Believing you are making excuses for your colleague, Bob snaps back that he is “not interested in empty placations but rather workable solutions”. He stops, breathes and asks point blank, “Why am I always the mug that has to deal with idiots? What are you going to do to fix this mess?” Thankfully, at that moment, Bob’s mobile rings. He looks at the caller ID and tells you it is an important call; you offer to return in five minutes to continue the discussion.
You go straight to your office and access the ‘Credit Policies and Processes Manual’ which are available on the portal. You read the ‘Code of Conduct’ to determine what is expected of both you and Ying as financial advisers. You also search the document for two key words; ‘dispute’ and ‘complaint’.
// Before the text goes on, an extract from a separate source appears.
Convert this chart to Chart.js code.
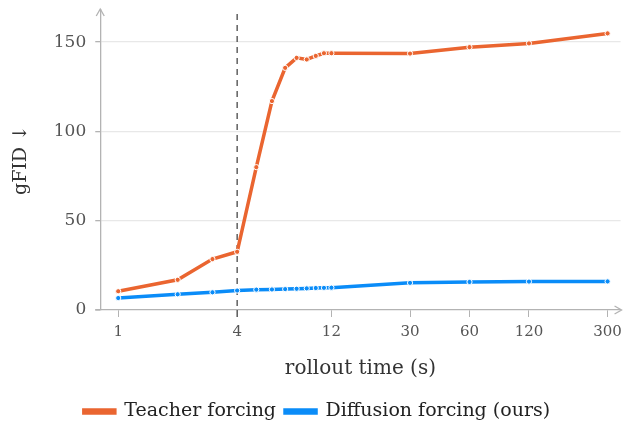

The computer does not return any hits for either word. Given the time limit, you resign yourself to having to remember basic dispute resolution protocols from last week’s in-house training session. You analyse the situation as you know it and prepare yourself to continue dealing with the complaint.
iii. What are the key issues and how are you going to address them? Consider Ying’s actions, Bob’s expectations, Bob’s and Ying’s rights, basic dispute resolution procedures, and opportunities you can develop to enhance the quality of service your firm provides.
(b) When you return to the conference room, Bob demands you give him Ying’s contact number because his complaint is with her and not with you.
(c) Write an email to Millicent to document how you handled this matter (take a screen shot of the email to fulfil this aspect ensuring you include the email address it is being sent from). Also identify ways that you believe the office’s processes and standards can be improved as a result of the issues Bob raised.
(d) How did you monitor Bob’s level of satisfaction during your conversation? What signs did you look for to determine whether Bob left a satisfied customer?